The Wright Brothers

He had promised he would say nothing of what he had seen at Huffman Prairie in anything he wrote in his Gleanings in Bee Culture, and good as his word, he described only his venture by automobile.

 

“In a recent trip of 400 miles through Ohio,” he wrote, “I passed through Ashland, Mansfield, Marion, Delaware, Marysville, Springfield, Dayton . . . so many different towns in a brief period of time that I can hardly remember now which was which.” He told how he tried and succeeded in not killing any of the numerous chickens on the road, or scaring any of the horses. He wrote of having to give the engine fresh water every ten or fifteen miles, and how wherever he stopped, for water or gasoline, a crowd gathered.
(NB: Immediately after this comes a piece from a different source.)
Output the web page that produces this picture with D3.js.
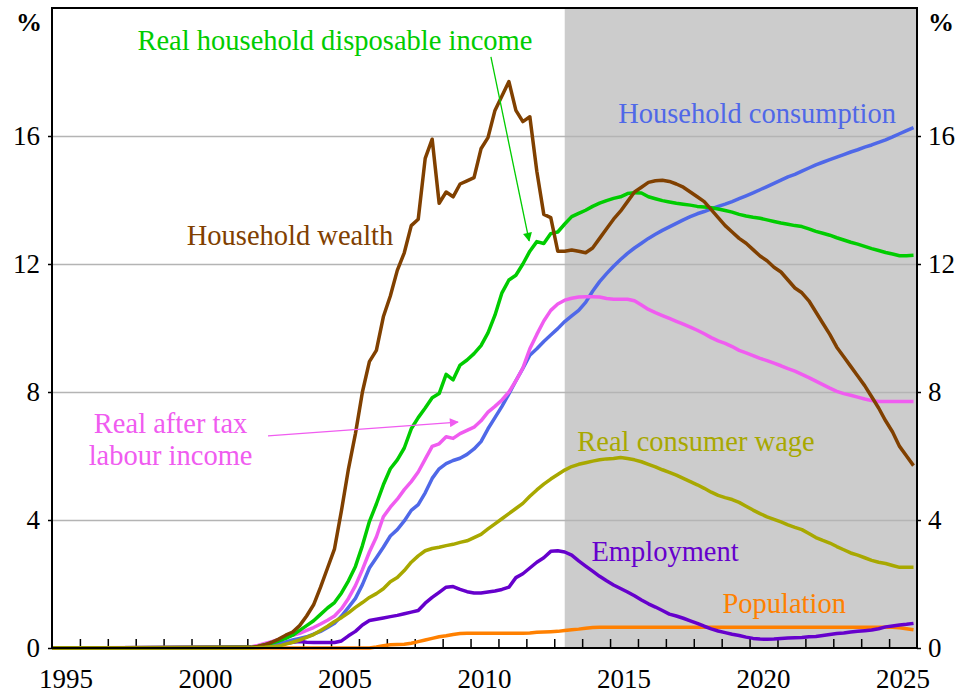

He described the torn-up streets and mud roads en route, but then could not resist adding:

 

And, by the way, we are already, at least to some extent, ignoring not only mud roads, but roads of every kind, and climbing through the air, and I do not mean by means of the gas-balloon either. But I am not at liberty just now to tell all I know in regard to this matter.

 

In the second week of September came word from the Wrights that he should return without delay. He reached Dayton on Tuesday, September 20, 1904, the day Wilbur would attempt something never done before in the history of the world. He would fly a power machine in a complete circle.

 

Still recovering from his crash in August, Orville would be on the sidelines watching with Root and Charlie Taylor. Apparently no one else was on hand at Huffman Prairie.

 

“God in his great mercy has permitted me to be, at least somewhat instrumental in ushering in and introducing to the great wide world an invention that may outrank electric cars, the automobiles . . . and . . . may fairly take a place beside the telephone and wireless telegraphy,” Root would begin his eyewitness account.

 

But before describing what he saw happen, he made a point of stressing that the Wrights were not just the sort who love machinery, but were “interested in the modern developments of science and art.” He had been “astonished” by the extent of their library and to find in conversation that “they were thoroughly versed not only in regard to our present knowledge, but everything that had been done in the past.” In saying this in what he wrote, he would be the first to recognize how much more there was to Wilbur and Orville than most imagined, even among the relative few who took time to give it some thought.

 

They were not simply “another Darius Green,” Root stressed, but “scientific explorers” serving the world much as Columbus had.

 

He described in his account of September 20 how Wilbur took his place lying flat to offer less wind resistance, how the engine was warmed up to speed, and, how, with everything ready, “a sort of trap” (the catapult) was sprung, and suddenly the machine was aloft.

 

The plane flew low, never rising more than 20 to 25 feet above the ground. “I was surprised at the speed and I was astonished at the wonderful lifting power.” Then it had turned and headed straight back toward him, and with feelings very like those expressed by John T. Daniels after seeing the first flight at Kitty Hawk, he wrote:

 

When it first turned that circle, and came near the starting point, I was right in front of it, and I said then, and I believe still, it was one of the grandest sights, if not the grandest sight, of my life.

 

The plane was still flying low, and Orville, who was standing close by Root, urged him to get to one side, for fear it might suddenly come down.

 

To Root the landing of the plane was hardly less amazing:

 

When the engine is shut off, the apparatus glides to the ground very quietly and alights on something much like a pair of light sled-runners [skids], sliding over the grassy surface perhaps a rod or more. Whenever it is necessary to slow up the speed before alighting, you turn the nose uphill. It will then climb right up on the air until the momentum is exhausted, when, by skillful management, it can be dropped as lightly as a feather.

 

The “skillful management” was breathtaking. It was not just that the machine was like no other on the face of the earth, he wrote, but there was probably no one “beyond these two who learned the trick of controlling it.”

 

When Columbus discovered America, he did not know what the outcome would be, Root would conclude his account. Not even “the wildest enthusiast” could have foreseen. “In a like manner these two brothers have probably not even a faint glimpse of what their discovery is going to bring to the children of men.”

 

As for Huffman Prairie, it was henceforth historic ground. Here man and his machine had “?‘learned to fly,’ very much like a young bird out of its nest learns by practice to use its wings.”